Benjamin Button, anne babasının o doğmadan önce kurduğu hayalleri yerle bir ederek ‘utanç’ kaynağı olarak 70 yaşında bir ihtiyar olarak doğar.
Babası onun erişkin olduğunu görmezden gelip kimlik yaşına göre hareket etmesini bekler. Bu, Benjamin için çok zor bir durumdur. Babası onun küçük bir çocuk gibi hareket etmesini beklerken o kütüphaneden kitaplar okumakta ve büyük babası ile zaman geçirmekten hoşlanmaktadır.
Yaşadığı toplumun iticiliğine ve babasının ona karşı olan utancına rağmen hayata tutunur. Aşık olur, evlenir, orduya katılır ve bir oğlu olur.

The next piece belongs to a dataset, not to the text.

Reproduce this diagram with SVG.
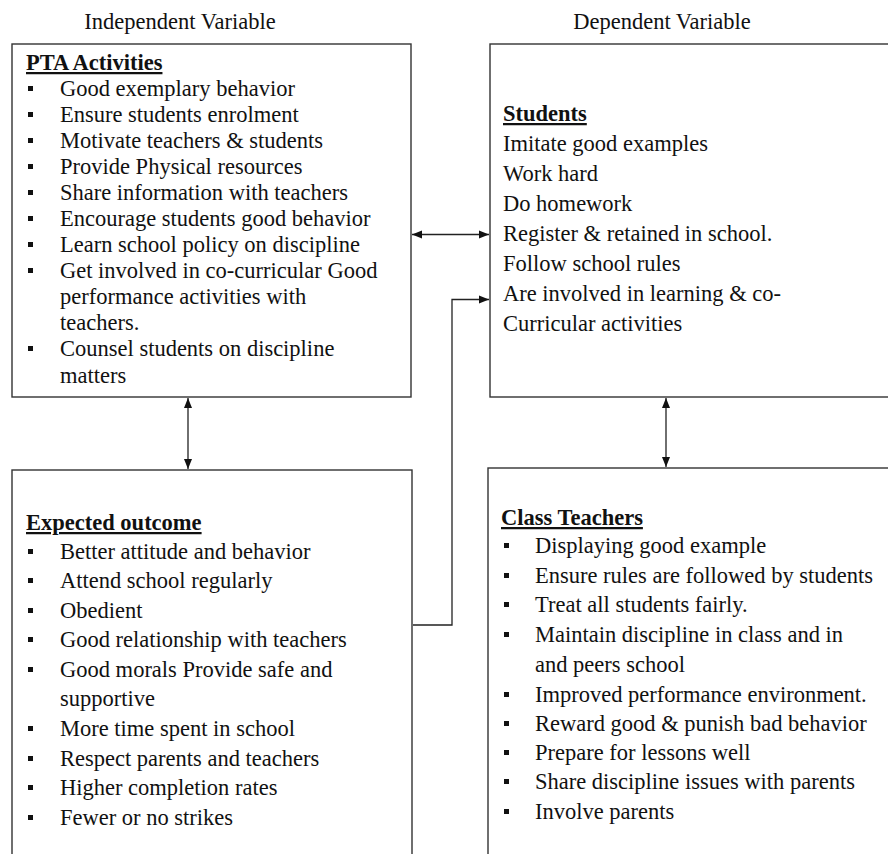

Ancak insanların başlangıçta rol yaptığını düşündüğü yaşıyla ilgili gerçek, zaman geçtikçe onu korkutsa da bulunduğu her yaşın tadını çıkarır.
Benjamin, garip bir şekilde zamanı tersine yaşamaktadır. İnsanlar yaşlanırken zaman döngüsünde tersine yol alarak gençleşir.
Günün birinde ise kendi oğlu ebeveyni olur. Bu durum onu incitse de yine de içinden geldiği gibi yaşamaya devam edecek.